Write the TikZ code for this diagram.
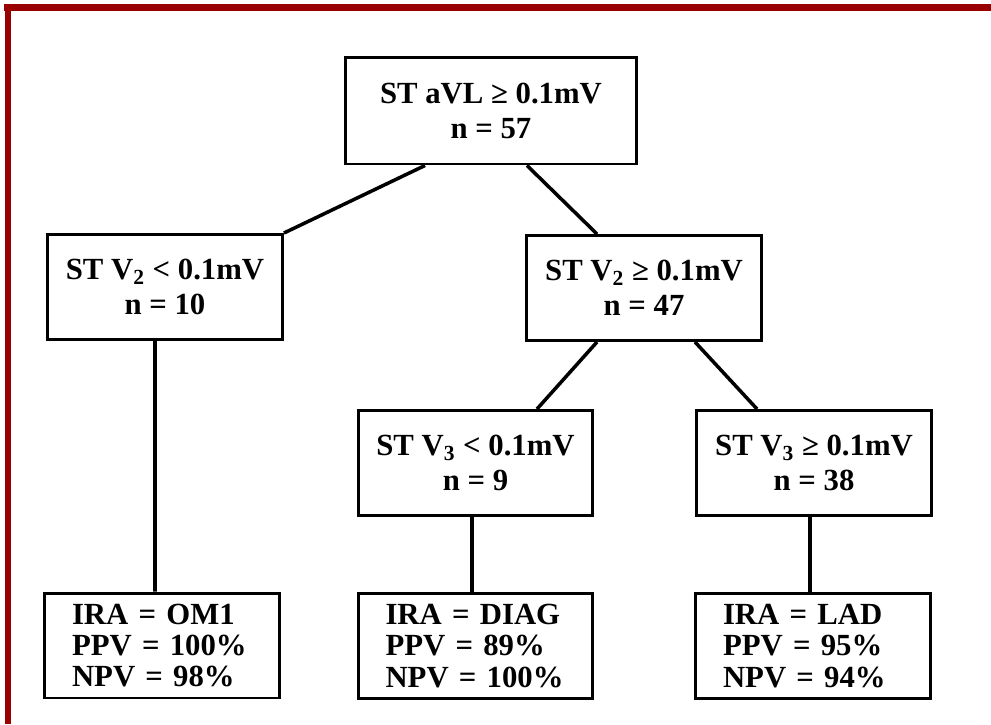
\documentclass[tikz,border=0pt]{standalone}
\usepackage{fontspec}
\setmainfont{Liberation Serif}
\usepackage{tikz}

\definecolor{framered}{HTML}{990000}

\begin{document}
\begin{tikzpicture}[x=0.02cm,y=-0.02cm]
            \tikzset{vertex/.style = {shape=rectangle,draw,line width=1.7pt,align=center,
                minimum width=4.7cm,minimum height=2.1cm,
                font=\bfseries\fontsize{17.5}{20}\selectfont}}
            \tikzset{leaf/.style = {vertex,align=left,text width=3.6cm,inner xsep=0.55cm,
                font=\bfseries\fontsize{17.5}{17.8}\selectfont}}
            \tikzset{edge/.style = {line width=2pt}}
            \useasboundingbox (0,0) rectangle (991,724);
            % frame on top and left
            \fill[framered] (4,4) rectangle (991,11);
            \fill[framered] (5,4) rectangle (11,724);

            \node[vertex, minimum width=5.84cm, minimum height=2.14cm] (r) at (491,110.5) {ST aVL ≥ 0.1mV\\n = 57};
            \node[vertex] (a) at (165,287) {ST V\textsubscript{2} < 0.1mV\\n = 10};
            \node[vertex] (b) at (644,288) {ST V\textsubscript{2} ≥ 0.1mV\\n = 47};
            \node[vertex] (c) at (475.5,463) {ST V\textsubscript{3} < 0.1mV\\n = 9};
            \node[vertex] (d) at (814,463) {ST V\textsubscript{3} ≥ 0.1mV\\n = 38};
            \node[leaf] (e) at (162,645.5) {IRA = OM1\\PPV = 100\%\\NPV = 98\%};
            \node[leaf] (f) at (475.5,646) {IRA = DIAG\\PPV = 89\%\\NPV = 100\%};
            \node[leaf] (g) at (813,646) {IRA = LAD\\PPV = 95\%\\NPV = 94\%};

            \draw[edge] ([xshift=-1.32cm]r.south) -- (a.north east);
            \draw[edge] ([xshift=0.72cm]r.south) -- ([xshift=-0.94cm]b.north);
            \draw[edge] ([xshift=-0.94cm]b.south) -- ([xshift=1.23cm]c.north);
            \draw[edge] ([xshift=1.02cm]b.south) -- ([xshift=-1.14cm]d.north);
            \draw[edge] ([xshift=-0.2cm]a.south) -- ([xshift=-0.14cm]e.north);
            \draw[edge] ([xshift=-0.07cm]c.south) -- ([xshift=-0.07cm]f.north);
            \draw[edge] ([xshift=-0.08cm]d.south) -- ([xshift=-0.06cm]g.north);
        \end{tikzpicture}
\end{document}
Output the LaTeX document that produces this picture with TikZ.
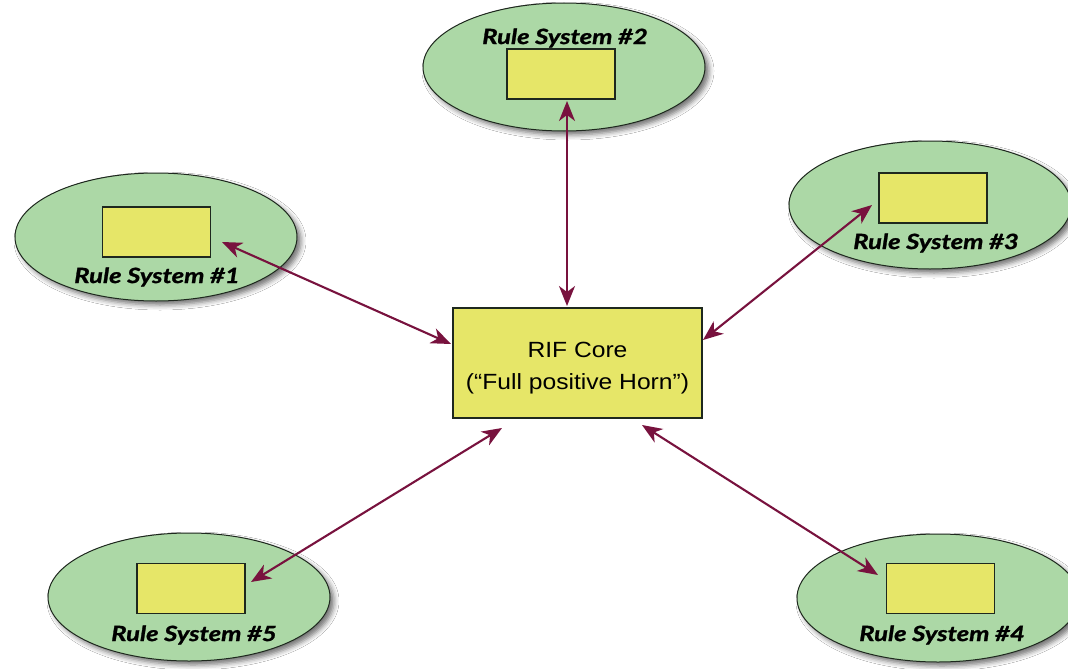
┄┄┄┄┄┄┄┄┄┄
- [PROBLEM STATEMENT]
Set down the complete material exactly, but do not include the images.

- [ANSWER TO THE PROBLEM]
Write the TikZ code for this diagram.
\documentclass[tikz,border=0pt]{standalone}
\usepackage{fontspec}
\setmainfont{Liberation Serif}
\usepackage{tikz}

\definecolor{framered}{HTML}{990000}

\begin{document}
\begin{tikzpicture}[x=0.02cm,y=-0.02cm]
            \tikzset{vertex/.style = {shape=rectangle,draw,line width=1.7pt,align=center,
                minimum width=4.7cm,minimum height=2.1cm,
                font=\bfseries\fontsize{17.5}{20}\selectfont}}
            \tikzset{leaf/.style = {vertex,align=left,text width=3.6cm,inner xsep=0.55cm,
                font=\bfseries\fontsize{17.5}{17.8}\selectfont}}
            \tikzset{edge/.style = {line width=2pt}}
            \useasboundingbox (0,0) rectangle (991,724);
            % frame on top and left
            \fill[framered] (4,4) rectangle (991,11);
            \fill[framered] (5,4) rectangle (11,724);

            \node[vertex, minimum width=5.84cm, minimum height=2.14cm] (r) at (491,110.5) {ST aVL ≥ 0.1mV\\n = 57};
            \node[vertex] (a) at (165,287) {ST V\textsubscript{2} < 0.1mV\\n = 10};
            \node[vertex] (b) at (644,288) {ST V\textsubscript{2} ≥ 0.1mV\\n = 47};
            \node[vertex] (c) at (475.5,463) {ST V\textsubscript{3} < 0.1mV\\n = 9};
            \node[vertex] (d) at (814,463) {ST V\textsubscript{3} ≥ 0.1mV\\n = 38};
            \node[leaf] (e) at (162,645.5) {IRA = OM1\\PPV = 100\%\\NPV = 98\%};
            \node[leaf] (f) at (475.5,646) {IRA = DIAG\\PPV = 89\%\\NPV = 100\%};
            \node[leaf] (g) at (813,646) {IRA = LAD\\PPV = 95\%\\NPV = 94\%};

            \draw[edge] ([xshift=-1.32cm]r.south) -- (a.north east);
            \draw[edge] ([xshift=0.72cm]r.south) -- ([xshift=-0.94cm]b.north);
            \draw[edge] ([xshift=-0.94cm]b.south) -- ([xshift=1.23cm]c.north);
            \draw[edge] ([xshift=1.02cm]b.south) -- ([xshift=-1.14cm]d.north);
            \draw[edge] ([xshift=-0.2cm]a.south) -- ([xshift=-0.14cm]e.north);
            \draw[edge] ([xshift=-0.07cm]c.south) -- ([xshift=-0.07cm]f.north);
            \draw[edge] ([xshift=-0.08cm]d.south) -- ([xshift=-0.06cm]g.north);
        \end{tikzpicture}
\end{document}
Output the LaTeX document that produces this picture with TikZ.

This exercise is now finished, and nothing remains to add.